Franklin, a three-year starter at quarterback for No. 25 Missouri, missed roughly half the season because of shoulder and knee injuries along with other untold bumps and bruises.
“I’m going to say again so it’s clear, I had more injuries with him in one year than in 21 years combined with quarterback injuries since I’ve been a head football coach,” Tigers coach Gary Pinkel said.
Of course, the damage wasn’t strictly physical. The mounting struggles and criticism Franklin endured also took a heavy psychological toll.
“(My confidence) was still decent last year,” he said, “but it definitely got a little bit lower once I started having some injuries and started having some doubt.”
Now, halfway through his senior season, Franklin has rebounded in both regards.
He ranks second in the Southeastern Conference in total offense at 337 yards per game entering a pivotal road clash at 11 a.m. Saturday against No. 7 Georgia.
Franklin, who has completed 114 of 168 passes for 1,407 yards with 13 touchdowns and three interceptions, trails only Texas A&M quarterback and reigning Heisman Trophy winner Johnny Manziel (360.6) in total offense.
Franklin also is a threat to run the ball again. He racked up 981 yards and 15 touchdowns on the ground as a sophomore, but rushed for only 122 yards with no touchdowns during his injury-plagued junior season.
Currently, Franklin is fourth on the Tigers with 278 yards, a 5.2-yard average and two rushing scores — all while guiding Missouri to a 5-0 record.
“He matured,” Pinkel said. “Anytime you go through adversity, you get mentally tougher. Either it’s going to devour you as a quarterback — and it happens sometimes and you never see a guy play well again; he can never get it back — or you see a guy who’s a competitor, and a guy who can be more resilient.”
Teammates have noticed a difference in Franklin this season, and their confidence is soaring right along with the Tigers quarterback’s.
“We feed off him,” junior running back Henry Josey said. “He’s our quarterback and he’s the leader of the team. Every quarterback is, but he’s embraced that role and taken it to a higher level. I’m very proud of him. I love the way he’s playing and I love his confidence. It’s a big difference. We love who he is right now.”
Who Franklin is, right now, is a quarterback playing with swagger — the cool, confident James Franklin that Pinkel always knew was there, and the leader of an offense that ranks seventh in the nation in total offense (543.8) and eighth in scoring offense (46.6).
“James has been playing outstanding,” Pinkel said. “It doesn’t surprise me at all.

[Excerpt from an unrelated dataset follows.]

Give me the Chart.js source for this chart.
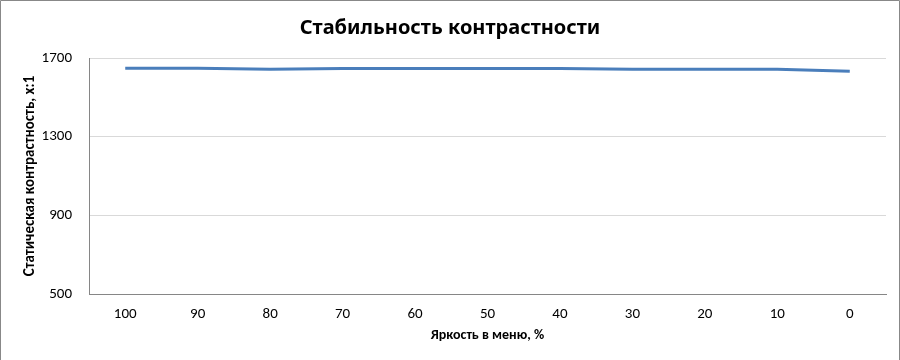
<!DOCTYPE html>
<html>
<head>
<meta charset="utf-8">
<script src="https://cdn.jsdelivr.net/npm/chart.js@4"></script>
<style>
  body { margin: 0; background: #fff; }
</style>
</head>
<body>
<canvas id="chart" width="900" height="360"></canvas>
<script>
// brightness in menu, %
const brightness = ["100", "90", "80", "70", "60", "50", "40", "30", "20", "10", "0"];
// static contrast, x:1
const contrast = [1648, 1648, 1643, 1647, 1647, 1647, 1647, 1643, 1643, 1643, 1632];

const yMin = 500;
const yMax = 1700;
const yStep = 400;

const FONT = "Carlito, 'Liberation Sans Narrow', 'Noto Sans', sans-serif";

// thin grey frame on top, left and right of the chart
const frame = {
  id: "frame",
  afterDraw(chart) {
    const ctx = chart.ctx;
    const w = chart.width;
    const h = chart.height;
    ctx.save();
    ctx.strokeStyle = "#888";
    ctx.lineWidth = 1;
    ctx.beginPath();
    ctx.moveTo(0.5, h);
    ctx.lineTo(0.5, 0.5);
    ctx.lineTo(w - 0.5, 0.5);
    ctx.lineTo(w - 0.5, h);
    ctx.stroke();
    ctx.restore();
  },
};

const ctx = document.getElementById("chart").getContext("2d");
new Chart(ctx, {
  type: "line",
  data: {
    labels: brightness,
    datasets: [
      {
        label: "Контрастность",
        data: contrast,
        borderColor: "#4a7ebb",
        borderWidth: 3,
        pointRadius: 0,
        tension: 0,
      },
    ],
  },
  options: {
    responsive: false,
    animation: false,
    layout: { padding: { left: 14, right: 14, top: 3, bottom: 0 } },
    plugins: {
      legend: { display: false },
      tooltip: { enabled: false },
      title: {
        display: true,
        text: "Стабильность контрастности",
        color: "#000",
        font: { family: "'Noto Sans', sans-serif", size: 20, weight: "bold" },
        padding: { top: 13, bottom: 18 },
      },
    },
    scales: {
      x: {
        offset: true,
        grid: { display: false, drawTicks: false },
        border: { display: true, color: "#868686" },
        ticks: { color: "#000", font: { family: FONT, size: 15 }, padding: 11, maxRotation: 0, autoSkip: false },
        title: {
          display: true,
          text: "Яркость в меню, %",
          color: "#000",
          font: { family: FONT, size: 14, weight: "bold" },
          padding: { top: 0, bottom: 16 },
        },
        afterFit(s) { s.height = 66; },
      },
      y: {
        min: yMin,
        max: yMax,
        ticks: {
          stepSize: yStep,
          color: "#000",
          font: { family: FONT, size: 15 },
          padding: 17,
          callback: (v) => String(v),
        },
        grid: { color: "#d9d9d9", drawTicks: false },
        border: { display: true, color: "#868686" },
        title: {
          display: true,
          text: "Статическая контрастность, х:1",
          color: "#000",
          font: { family: FONT, size: 15, weight: "bold" },
          padding: { top: 7, bottom: 0 },
        },
        afterFit(s) { s.width = 75; },
      },
    },
  },
  plugins: [frame],
});
</script>
</body>
</html>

His leadership’s been great, and he’s kind of what I thought he’d be. If you’d have asked me three years ago, this doesn’t surprise me at all.”

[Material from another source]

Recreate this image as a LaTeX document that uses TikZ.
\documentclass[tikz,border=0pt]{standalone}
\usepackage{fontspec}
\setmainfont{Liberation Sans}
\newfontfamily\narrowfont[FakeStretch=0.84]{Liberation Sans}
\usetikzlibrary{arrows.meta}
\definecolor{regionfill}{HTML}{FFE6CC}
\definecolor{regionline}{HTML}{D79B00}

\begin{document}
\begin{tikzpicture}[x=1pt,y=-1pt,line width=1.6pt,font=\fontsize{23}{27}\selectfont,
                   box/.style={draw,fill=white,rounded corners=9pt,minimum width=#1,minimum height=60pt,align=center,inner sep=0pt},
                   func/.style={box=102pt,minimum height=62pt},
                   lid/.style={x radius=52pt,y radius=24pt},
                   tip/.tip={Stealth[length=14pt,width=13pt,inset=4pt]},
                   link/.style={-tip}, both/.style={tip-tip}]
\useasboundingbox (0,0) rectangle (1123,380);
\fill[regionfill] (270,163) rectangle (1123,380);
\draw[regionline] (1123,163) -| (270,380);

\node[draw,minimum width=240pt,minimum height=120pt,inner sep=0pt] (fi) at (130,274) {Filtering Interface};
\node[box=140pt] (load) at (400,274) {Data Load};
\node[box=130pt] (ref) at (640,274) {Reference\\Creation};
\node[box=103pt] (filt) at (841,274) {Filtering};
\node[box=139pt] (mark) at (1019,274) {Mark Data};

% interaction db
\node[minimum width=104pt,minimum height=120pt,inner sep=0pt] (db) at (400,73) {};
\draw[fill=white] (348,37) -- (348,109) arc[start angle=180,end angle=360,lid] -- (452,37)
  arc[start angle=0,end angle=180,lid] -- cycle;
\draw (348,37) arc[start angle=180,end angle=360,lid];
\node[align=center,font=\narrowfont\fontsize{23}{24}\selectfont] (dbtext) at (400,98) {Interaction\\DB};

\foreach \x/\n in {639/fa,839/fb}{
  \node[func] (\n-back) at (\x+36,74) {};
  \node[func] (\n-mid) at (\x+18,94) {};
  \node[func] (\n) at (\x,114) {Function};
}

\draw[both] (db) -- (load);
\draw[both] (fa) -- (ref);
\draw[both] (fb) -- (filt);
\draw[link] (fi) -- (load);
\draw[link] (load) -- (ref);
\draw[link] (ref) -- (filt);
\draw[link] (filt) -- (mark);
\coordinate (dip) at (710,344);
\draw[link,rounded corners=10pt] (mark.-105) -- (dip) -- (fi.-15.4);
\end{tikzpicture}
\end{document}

It’s to the point that Missouri isn’t willing to conceded that Georgia, which is led by presumptive NFL first-round pick Aaron Murray, will have the best quarterback on Saturday.

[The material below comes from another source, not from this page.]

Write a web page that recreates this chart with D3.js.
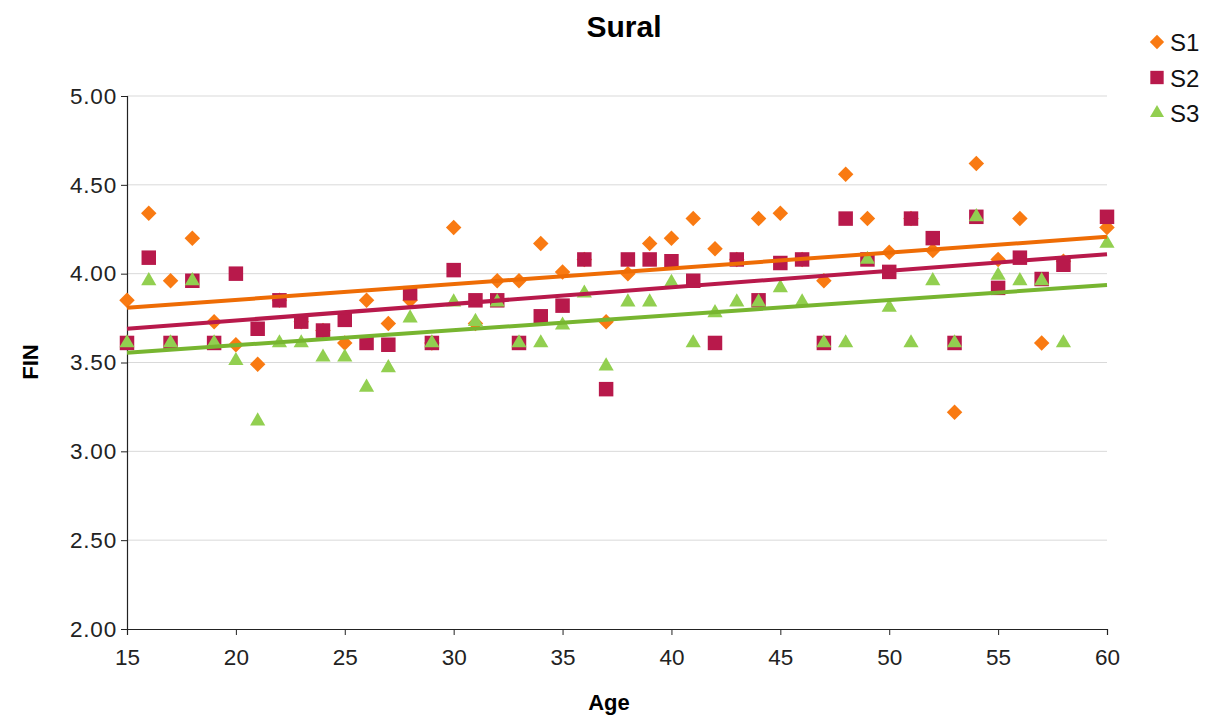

“There’s some great quarterbacks out there, but (Franklin’s) playing with the best of them,” Pinkel said. “I think that’s fair to say.”
As for senior wide receiver L’Damian Washington, he wouldn’t want to catch passes from anyone else.
“I’ll never go against James Franklin, period,” he said. “I’m a Cowboys fan, but if it was (Tony) Romo up there Saturday night, I’ll go with James Franklin. I’m a James Franklin fan.”
Those ranks are swelling right along with Franklin’s renewed confidence.